## TASK TO CARRY OUT
Return the lines below exactly, from the first line to the line that contains "var nbpRates = ['6,00%', '5,75%', '5,75%', '5,75%', '5,75%'];". Leave out pictures.

— start SUPPLIED MATERIAL —

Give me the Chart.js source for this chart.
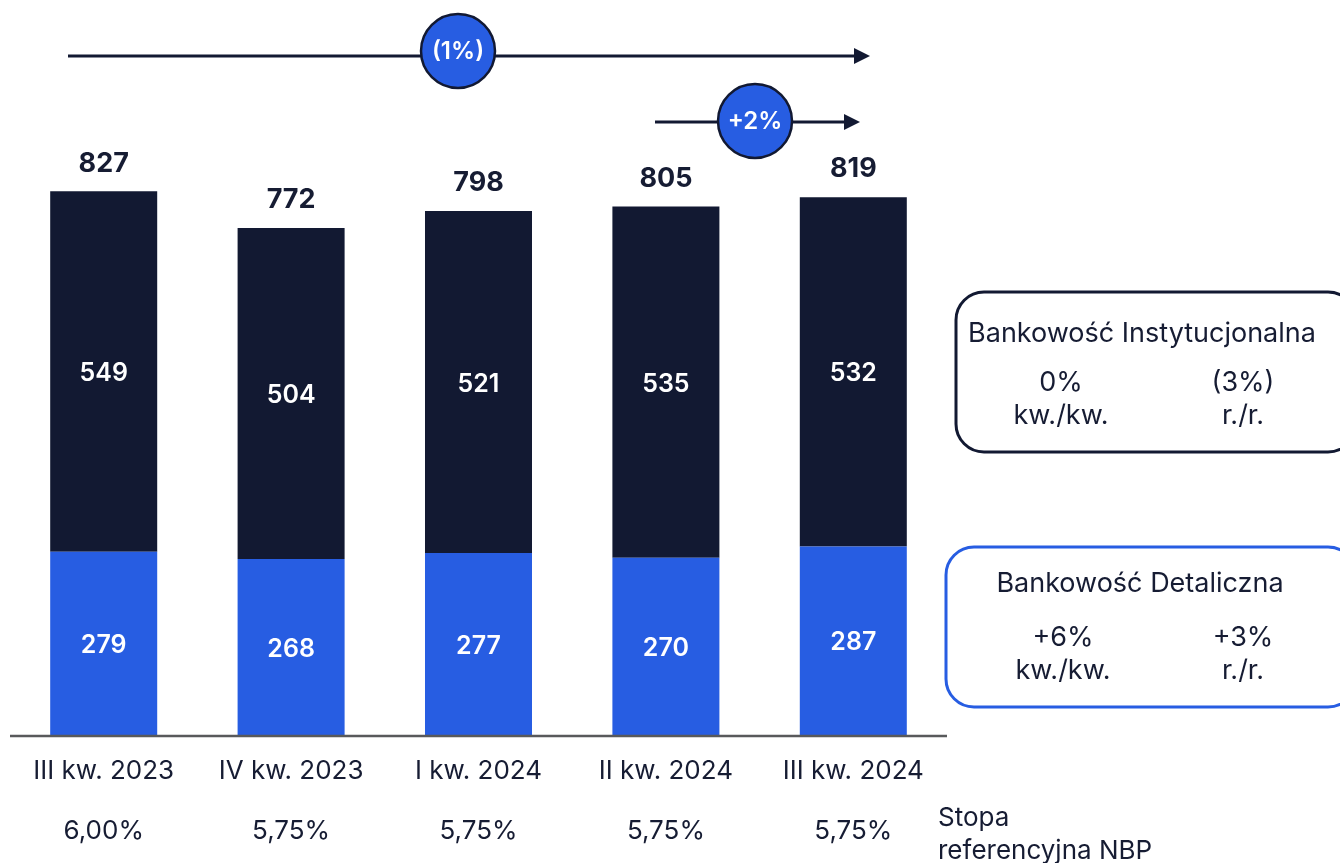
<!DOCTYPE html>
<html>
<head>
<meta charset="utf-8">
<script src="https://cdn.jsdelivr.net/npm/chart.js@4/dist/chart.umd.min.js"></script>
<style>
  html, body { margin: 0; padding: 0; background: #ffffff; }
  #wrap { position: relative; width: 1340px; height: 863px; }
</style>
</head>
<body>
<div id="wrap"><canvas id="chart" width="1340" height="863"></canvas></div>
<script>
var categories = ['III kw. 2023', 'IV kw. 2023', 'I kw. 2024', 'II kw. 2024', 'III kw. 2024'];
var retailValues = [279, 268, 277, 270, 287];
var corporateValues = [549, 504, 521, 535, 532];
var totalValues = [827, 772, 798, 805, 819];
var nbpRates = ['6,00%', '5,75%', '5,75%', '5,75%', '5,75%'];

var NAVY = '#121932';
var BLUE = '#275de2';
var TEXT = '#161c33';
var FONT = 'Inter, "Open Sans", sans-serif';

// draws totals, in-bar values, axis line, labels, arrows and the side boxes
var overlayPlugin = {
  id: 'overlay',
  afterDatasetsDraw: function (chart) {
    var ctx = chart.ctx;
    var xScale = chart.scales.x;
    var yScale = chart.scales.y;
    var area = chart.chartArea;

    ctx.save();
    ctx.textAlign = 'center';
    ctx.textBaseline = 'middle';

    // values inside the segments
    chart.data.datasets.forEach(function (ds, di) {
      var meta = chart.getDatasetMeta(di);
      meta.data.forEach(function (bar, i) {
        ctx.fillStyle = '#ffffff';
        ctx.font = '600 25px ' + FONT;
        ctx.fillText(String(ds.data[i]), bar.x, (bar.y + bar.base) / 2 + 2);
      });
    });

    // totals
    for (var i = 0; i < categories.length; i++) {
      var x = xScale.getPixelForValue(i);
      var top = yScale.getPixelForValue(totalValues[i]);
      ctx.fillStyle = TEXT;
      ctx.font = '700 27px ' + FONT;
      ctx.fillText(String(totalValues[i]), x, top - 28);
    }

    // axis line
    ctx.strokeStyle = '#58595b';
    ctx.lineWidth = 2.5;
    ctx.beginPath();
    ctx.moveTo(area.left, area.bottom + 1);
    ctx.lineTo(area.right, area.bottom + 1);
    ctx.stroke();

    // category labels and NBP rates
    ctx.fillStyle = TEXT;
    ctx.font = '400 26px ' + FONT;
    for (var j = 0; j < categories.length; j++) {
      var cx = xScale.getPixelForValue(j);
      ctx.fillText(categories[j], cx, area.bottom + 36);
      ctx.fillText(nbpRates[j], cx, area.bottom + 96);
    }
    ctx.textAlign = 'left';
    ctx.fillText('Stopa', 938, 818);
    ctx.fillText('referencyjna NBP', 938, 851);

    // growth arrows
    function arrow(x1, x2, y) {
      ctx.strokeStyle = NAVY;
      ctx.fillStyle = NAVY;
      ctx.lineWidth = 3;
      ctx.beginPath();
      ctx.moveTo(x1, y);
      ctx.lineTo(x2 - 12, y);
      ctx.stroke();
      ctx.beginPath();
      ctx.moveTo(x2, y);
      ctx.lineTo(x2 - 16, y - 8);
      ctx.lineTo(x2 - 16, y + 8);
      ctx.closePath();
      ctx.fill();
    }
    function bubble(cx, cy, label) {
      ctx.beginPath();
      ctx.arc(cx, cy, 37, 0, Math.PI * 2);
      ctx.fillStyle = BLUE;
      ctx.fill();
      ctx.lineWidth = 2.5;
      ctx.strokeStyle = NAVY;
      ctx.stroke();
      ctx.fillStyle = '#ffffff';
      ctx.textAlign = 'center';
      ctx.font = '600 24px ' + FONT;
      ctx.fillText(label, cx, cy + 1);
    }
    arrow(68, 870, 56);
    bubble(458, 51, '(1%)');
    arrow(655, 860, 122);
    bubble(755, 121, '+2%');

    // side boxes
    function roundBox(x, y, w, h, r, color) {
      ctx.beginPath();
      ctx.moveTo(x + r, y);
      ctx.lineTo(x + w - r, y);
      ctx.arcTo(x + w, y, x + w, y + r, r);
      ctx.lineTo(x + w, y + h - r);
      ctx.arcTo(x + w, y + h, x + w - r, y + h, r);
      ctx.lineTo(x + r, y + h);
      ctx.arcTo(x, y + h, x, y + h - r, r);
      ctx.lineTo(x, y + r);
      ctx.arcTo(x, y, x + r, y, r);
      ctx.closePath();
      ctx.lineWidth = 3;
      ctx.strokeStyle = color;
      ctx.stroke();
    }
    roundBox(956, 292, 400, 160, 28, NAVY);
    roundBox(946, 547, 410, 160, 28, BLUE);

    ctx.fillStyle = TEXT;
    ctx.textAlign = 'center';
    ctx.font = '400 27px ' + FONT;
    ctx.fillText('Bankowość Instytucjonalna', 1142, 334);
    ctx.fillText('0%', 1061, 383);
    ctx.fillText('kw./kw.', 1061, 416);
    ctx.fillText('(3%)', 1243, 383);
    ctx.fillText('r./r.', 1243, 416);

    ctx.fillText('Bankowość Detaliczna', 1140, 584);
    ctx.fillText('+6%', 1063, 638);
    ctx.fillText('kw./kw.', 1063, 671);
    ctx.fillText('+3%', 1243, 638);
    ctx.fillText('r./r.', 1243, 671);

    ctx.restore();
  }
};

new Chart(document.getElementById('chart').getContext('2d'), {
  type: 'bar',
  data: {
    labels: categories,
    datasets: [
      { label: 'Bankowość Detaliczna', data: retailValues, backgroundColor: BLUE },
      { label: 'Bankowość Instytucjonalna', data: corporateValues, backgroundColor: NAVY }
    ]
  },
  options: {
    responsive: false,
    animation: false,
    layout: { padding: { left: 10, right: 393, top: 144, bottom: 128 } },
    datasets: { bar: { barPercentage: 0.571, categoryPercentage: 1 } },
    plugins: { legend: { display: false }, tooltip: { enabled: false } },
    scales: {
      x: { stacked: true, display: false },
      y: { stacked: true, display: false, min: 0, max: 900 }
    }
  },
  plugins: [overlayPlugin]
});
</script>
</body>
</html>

— end SUPPLIED MATERIAL —

## SOLUTION FOR THIS TASK
Give me the Chart.js source for this chart.
<!DOCTYPE html>
<html>
<head>
<meta charset="utf-8">
<script src="https://cdn.jsdelivr.net/npm/chart.js@4/dist/chart.umd.min.js"></script>
<style>
  html, body { margin: 0; padding: 0; background: #ffffff; }
  #wrap { position: relative; width: 1340px; height: 863px; }
</style>
</head>
<body>
<div id="wrap"><canvas id="chart" width="1340" height="863"></canvas></div>
<script>
var categories = ['III kw. 2023', 'IV kw. 2023', 'I kw. 2024', 'II kw. 2024', 'III kw. 2024'];
var retailValues = [279, 268, 277, 270, 287];
var corporateValues = [549, 504, 521, 535, 532];
var totalValues = [827, 772, 798, 805, 819];
var nbpRates = ['6,00%', '5,75%', '5,75%', '5,75%', '5,75%'];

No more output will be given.